Extract everything from the first line through the line with "const svg = d3.select('#chart');", both ends included, except for any pictures.

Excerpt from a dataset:
____

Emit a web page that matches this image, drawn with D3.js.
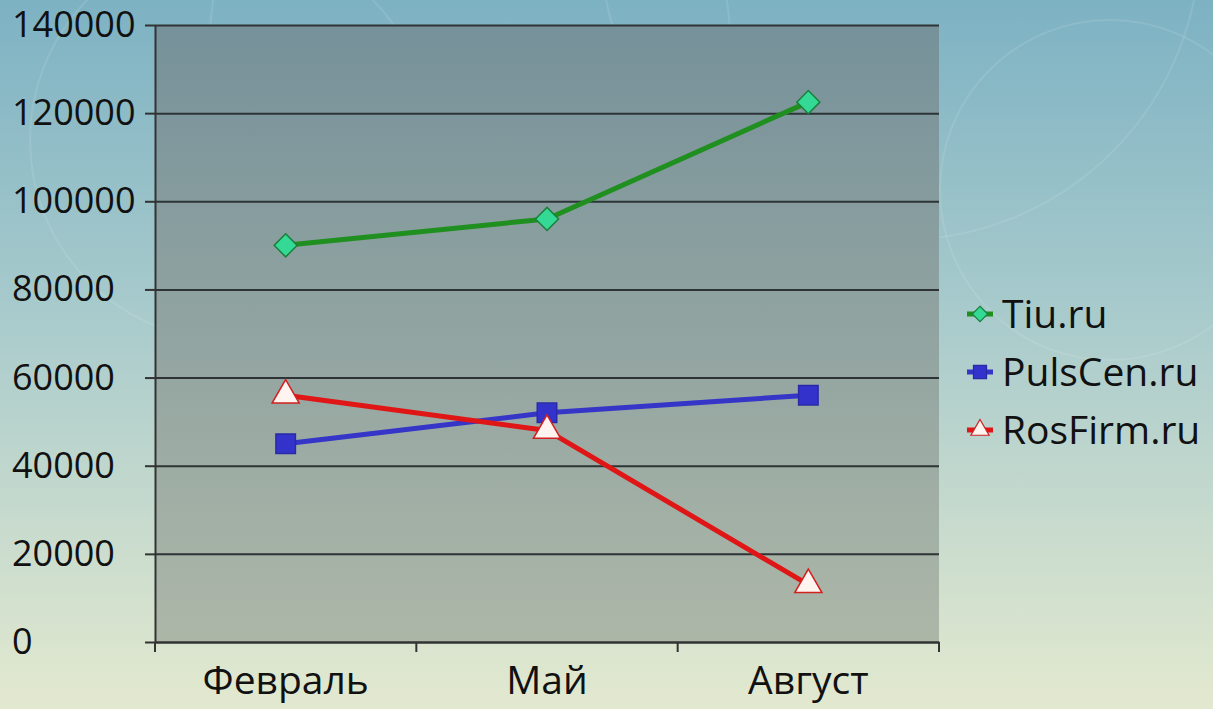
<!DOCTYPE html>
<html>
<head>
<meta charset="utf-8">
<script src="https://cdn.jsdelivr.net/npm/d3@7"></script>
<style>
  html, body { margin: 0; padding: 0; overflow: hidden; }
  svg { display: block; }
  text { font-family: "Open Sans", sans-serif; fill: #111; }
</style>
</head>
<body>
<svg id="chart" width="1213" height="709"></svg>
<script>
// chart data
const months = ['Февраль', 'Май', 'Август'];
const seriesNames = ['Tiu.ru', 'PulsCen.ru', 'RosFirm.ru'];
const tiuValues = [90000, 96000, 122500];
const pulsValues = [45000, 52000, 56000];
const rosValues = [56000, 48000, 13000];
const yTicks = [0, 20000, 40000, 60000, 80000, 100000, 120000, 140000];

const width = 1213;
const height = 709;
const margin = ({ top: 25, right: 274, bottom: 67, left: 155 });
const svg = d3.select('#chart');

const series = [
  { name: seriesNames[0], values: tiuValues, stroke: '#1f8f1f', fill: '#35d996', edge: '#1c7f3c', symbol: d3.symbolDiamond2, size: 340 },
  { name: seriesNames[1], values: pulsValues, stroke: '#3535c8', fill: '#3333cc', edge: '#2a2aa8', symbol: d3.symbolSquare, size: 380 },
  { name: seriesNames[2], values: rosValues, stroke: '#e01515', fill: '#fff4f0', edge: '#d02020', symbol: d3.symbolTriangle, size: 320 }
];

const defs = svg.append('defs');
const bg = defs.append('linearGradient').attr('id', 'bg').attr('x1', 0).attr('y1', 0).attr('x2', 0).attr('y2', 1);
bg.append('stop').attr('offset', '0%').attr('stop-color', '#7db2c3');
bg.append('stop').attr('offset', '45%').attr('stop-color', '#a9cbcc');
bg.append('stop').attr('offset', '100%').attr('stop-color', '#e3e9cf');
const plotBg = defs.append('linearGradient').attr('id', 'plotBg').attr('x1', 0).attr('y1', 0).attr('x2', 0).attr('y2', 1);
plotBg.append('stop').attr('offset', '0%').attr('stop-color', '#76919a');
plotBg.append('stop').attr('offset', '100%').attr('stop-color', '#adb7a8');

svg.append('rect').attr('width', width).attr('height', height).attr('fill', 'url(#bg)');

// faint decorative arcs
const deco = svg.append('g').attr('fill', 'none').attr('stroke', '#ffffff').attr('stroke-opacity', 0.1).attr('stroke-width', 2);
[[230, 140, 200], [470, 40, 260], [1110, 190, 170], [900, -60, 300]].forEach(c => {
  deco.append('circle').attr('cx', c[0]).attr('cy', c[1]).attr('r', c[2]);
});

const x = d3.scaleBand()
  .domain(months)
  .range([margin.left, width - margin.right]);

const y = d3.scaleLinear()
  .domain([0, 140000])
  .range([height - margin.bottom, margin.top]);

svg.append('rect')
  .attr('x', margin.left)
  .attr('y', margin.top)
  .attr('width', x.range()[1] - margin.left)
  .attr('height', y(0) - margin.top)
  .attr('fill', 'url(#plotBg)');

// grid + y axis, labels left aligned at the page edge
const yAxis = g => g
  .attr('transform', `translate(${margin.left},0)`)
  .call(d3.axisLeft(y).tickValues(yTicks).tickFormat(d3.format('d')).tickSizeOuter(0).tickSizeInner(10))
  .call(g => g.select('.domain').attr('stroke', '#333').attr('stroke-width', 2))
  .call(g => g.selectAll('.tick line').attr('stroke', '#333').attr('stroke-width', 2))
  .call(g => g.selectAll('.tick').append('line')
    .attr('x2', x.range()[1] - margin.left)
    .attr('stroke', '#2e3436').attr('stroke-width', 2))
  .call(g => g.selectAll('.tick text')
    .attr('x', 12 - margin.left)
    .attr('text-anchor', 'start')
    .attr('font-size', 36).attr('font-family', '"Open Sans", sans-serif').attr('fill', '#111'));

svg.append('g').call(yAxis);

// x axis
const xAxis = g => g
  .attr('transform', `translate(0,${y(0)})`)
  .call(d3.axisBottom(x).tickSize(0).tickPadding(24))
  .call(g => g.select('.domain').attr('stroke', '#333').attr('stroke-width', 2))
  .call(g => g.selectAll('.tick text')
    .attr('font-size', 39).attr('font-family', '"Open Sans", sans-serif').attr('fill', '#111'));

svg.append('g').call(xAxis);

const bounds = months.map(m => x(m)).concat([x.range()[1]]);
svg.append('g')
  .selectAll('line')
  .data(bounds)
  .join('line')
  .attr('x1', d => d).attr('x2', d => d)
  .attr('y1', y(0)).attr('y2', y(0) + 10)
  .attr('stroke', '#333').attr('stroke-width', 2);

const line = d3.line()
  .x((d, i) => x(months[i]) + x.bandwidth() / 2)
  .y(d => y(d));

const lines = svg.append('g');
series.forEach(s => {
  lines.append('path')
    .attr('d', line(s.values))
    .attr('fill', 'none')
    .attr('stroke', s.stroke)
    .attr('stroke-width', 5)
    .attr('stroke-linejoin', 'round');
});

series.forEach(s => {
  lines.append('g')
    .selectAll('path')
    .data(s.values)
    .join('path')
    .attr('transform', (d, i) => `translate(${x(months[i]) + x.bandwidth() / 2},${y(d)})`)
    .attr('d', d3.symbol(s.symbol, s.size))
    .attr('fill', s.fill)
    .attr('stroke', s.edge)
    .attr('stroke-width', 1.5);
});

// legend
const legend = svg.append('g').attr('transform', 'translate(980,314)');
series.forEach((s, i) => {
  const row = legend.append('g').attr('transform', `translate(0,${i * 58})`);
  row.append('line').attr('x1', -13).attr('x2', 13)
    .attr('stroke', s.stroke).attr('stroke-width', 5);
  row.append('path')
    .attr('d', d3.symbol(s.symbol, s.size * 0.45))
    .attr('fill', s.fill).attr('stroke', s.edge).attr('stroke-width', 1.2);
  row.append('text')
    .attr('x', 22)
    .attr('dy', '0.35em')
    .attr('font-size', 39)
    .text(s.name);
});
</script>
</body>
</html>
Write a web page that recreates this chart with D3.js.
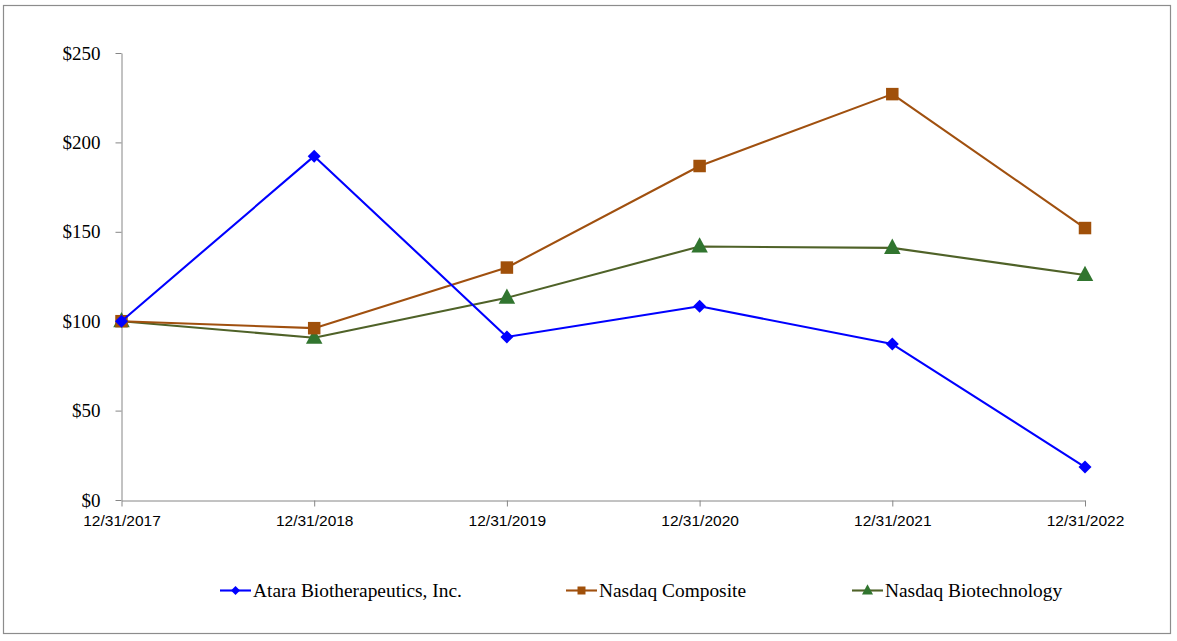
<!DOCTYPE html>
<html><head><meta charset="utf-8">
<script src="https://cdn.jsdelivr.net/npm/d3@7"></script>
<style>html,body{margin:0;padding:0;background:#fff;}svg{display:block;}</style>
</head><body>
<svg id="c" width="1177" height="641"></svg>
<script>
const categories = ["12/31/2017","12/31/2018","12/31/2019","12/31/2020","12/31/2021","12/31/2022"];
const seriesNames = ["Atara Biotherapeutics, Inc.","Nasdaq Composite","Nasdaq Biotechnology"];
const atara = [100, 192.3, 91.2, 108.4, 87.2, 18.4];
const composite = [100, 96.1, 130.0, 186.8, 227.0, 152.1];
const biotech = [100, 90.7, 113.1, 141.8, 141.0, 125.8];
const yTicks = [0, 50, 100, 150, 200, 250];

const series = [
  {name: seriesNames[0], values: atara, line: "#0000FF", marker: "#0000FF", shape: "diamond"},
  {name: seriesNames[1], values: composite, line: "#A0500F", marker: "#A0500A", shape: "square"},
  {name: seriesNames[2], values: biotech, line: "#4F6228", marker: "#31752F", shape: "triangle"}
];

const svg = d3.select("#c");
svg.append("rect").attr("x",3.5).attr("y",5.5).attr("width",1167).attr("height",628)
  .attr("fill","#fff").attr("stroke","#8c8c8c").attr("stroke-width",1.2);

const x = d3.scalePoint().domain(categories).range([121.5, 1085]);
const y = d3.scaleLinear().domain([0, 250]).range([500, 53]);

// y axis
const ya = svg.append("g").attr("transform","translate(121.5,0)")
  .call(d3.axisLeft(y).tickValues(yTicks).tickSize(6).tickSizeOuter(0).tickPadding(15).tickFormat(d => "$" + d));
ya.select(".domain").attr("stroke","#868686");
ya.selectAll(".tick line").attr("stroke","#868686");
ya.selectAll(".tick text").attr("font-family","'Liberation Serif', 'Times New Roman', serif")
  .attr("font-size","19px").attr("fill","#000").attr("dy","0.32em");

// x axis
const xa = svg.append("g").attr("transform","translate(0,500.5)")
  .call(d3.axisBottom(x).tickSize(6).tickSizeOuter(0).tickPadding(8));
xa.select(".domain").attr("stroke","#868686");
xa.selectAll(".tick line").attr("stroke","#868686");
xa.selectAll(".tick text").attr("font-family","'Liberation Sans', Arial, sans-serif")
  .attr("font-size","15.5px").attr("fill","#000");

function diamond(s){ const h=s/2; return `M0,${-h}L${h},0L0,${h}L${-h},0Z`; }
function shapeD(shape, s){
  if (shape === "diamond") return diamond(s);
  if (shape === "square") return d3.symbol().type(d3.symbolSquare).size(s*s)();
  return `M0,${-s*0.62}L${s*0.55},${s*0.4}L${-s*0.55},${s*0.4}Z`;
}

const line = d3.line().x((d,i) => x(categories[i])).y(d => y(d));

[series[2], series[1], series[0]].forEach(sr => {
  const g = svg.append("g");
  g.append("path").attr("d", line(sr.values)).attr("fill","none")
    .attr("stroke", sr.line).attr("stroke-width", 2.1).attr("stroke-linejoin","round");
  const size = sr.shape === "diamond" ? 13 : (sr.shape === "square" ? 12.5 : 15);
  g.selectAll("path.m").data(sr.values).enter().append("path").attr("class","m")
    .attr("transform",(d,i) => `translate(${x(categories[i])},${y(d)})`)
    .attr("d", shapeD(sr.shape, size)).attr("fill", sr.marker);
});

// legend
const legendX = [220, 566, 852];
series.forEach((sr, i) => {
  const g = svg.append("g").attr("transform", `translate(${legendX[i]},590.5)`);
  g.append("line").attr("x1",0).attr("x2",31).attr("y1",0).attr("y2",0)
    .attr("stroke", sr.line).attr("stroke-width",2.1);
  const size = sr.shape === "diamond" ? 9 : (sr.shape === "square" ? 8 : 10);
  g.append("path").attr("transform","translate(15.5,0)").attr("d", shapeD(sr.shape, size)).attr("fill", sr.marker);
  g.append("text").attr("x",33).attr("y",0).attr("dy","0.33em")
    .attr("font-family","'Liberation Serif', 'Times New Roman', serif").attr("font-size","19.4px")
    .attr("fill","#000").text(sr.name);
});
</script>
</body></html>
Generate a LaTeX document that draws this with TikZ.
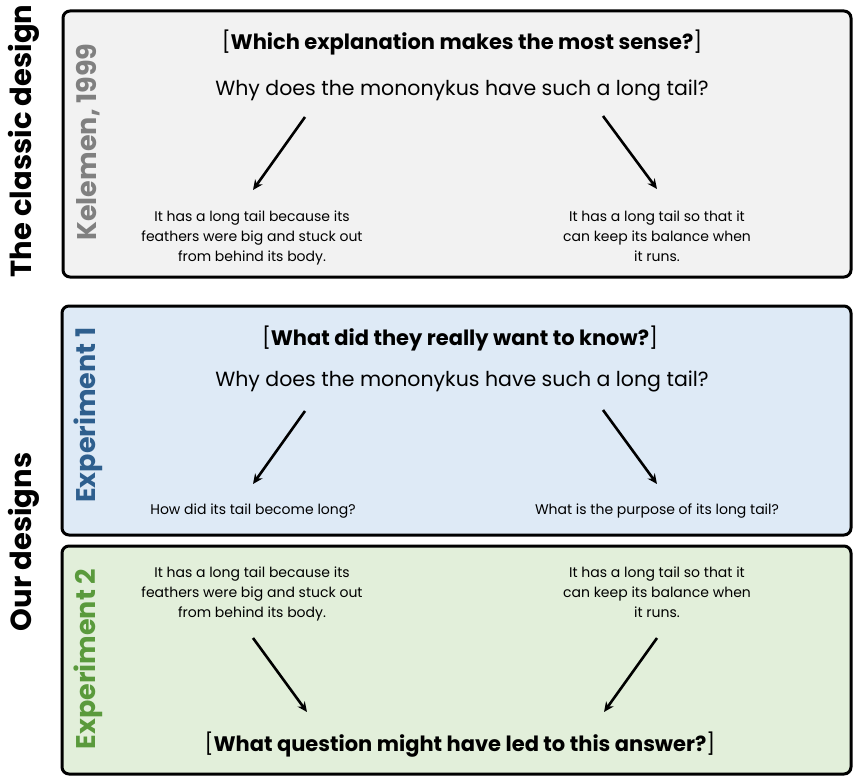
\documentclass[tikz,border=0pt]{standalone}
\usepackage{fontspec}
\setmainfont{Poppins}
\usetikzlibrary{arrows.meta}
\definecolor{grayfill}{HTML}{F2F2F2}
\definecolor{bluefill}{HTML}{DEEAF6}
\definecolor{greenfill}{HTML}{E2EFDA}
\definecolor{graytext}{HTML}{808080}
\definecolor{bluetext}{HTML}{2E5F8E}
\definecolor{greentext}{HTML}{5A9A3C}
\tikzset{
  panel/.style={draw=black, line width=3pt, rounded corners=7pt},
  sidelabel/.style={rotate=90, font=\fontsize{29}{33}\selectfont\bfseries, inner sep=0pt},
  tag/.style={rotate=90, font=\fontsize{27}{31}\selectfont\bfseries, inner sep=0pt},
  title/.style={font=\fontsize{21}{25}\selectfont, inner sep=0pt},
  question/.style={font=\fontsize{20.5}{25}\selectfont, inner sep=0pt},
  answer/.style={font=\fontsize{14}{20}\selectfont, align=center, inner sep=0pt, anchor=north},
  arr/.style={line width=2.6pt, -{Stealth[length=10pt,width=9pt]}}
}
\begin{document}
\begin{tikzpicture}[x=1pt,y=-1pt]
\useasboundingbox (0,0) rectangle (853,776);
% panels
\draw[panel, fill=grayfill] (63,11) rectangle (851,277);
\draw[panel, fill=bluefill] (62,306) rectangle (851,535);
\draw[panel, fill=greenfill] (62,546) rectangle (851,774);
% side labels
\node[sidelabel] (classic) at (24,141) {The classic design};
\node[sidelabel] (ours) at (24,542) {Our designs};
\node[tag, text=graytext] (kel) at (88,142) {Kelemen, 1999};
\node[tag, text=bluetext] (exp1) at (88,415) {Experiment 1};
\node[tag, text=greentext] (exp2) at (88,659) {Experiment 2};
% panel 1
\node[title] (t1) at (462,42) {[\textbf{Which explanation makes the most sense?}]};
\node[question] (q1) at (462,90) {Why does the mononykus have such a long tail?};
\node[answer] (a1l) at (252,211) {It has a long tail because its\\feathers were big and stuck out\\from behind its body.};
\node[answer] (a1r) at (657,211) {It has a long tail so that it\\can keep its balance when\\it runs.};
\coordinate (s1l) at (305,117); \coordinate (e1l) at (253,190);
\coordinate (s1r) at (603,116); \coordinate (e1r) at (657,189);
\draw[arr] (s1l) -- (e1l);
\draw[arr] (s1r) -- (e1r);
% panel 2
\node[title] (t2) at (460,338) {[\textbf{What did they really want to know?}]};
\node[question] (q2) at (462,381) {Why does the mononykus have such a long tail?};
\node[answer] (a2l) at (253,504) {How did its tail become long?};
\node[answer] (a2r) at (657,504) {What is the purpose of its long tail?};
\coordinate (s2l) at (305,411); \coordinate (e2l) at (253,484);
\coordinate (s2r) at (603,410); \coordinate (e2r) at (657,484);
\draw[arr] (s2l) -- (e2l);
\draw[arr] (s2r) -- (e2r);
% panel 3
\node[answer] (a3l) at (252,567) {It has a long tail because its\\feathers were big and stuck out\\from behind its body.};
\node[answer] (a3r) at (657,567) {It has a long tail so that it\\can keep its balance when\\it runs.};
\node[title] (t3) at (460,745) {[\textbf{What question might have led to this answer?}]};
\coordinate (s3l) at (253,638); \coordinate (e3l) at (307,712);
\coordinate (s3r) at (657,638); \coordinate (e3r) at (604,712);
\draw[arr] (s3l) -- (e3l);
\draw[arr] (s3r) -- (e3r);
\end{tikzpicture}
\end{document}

____

* Written response
Emit a web page that matches this image, drawn with D3.js.
<!DOCTYPE html>
<html>
<head>
<meta charset="utf-8">
<script src="https://cdn.jsdelivr.net/npm/d3@7"></script>
<style>
  html, body { margin: 0; padding: 0; overflow: hidden; }
  svg { display: block; }
  text { font-family: "Open Sans", sans-serif; fill: #111; }
</style>
</head>
<body>
<svg id="chart" width="1213" height="709"></svg>
<script>
// chart data
const months = ['Февраль', 'Май', 'Август'];
const seriesNames = ['Tiu.ru', 'PulsCen.ru', 'RosFirm.ru'];
const tiuValues = [90000, 96000, 122500];
const pulsValues = [45000, 52000, 56000];
const rosValues = [56000, 48000, 13000];
const yTicks = [0, 20000, 40000, 60000, 80000, 100000, 120000, 140000];

const width = 1213;
const height = 709;
const margin = ({ top: 25, right: 274, bottom: 67, left: 155 });
const svg = d3.select('#chart');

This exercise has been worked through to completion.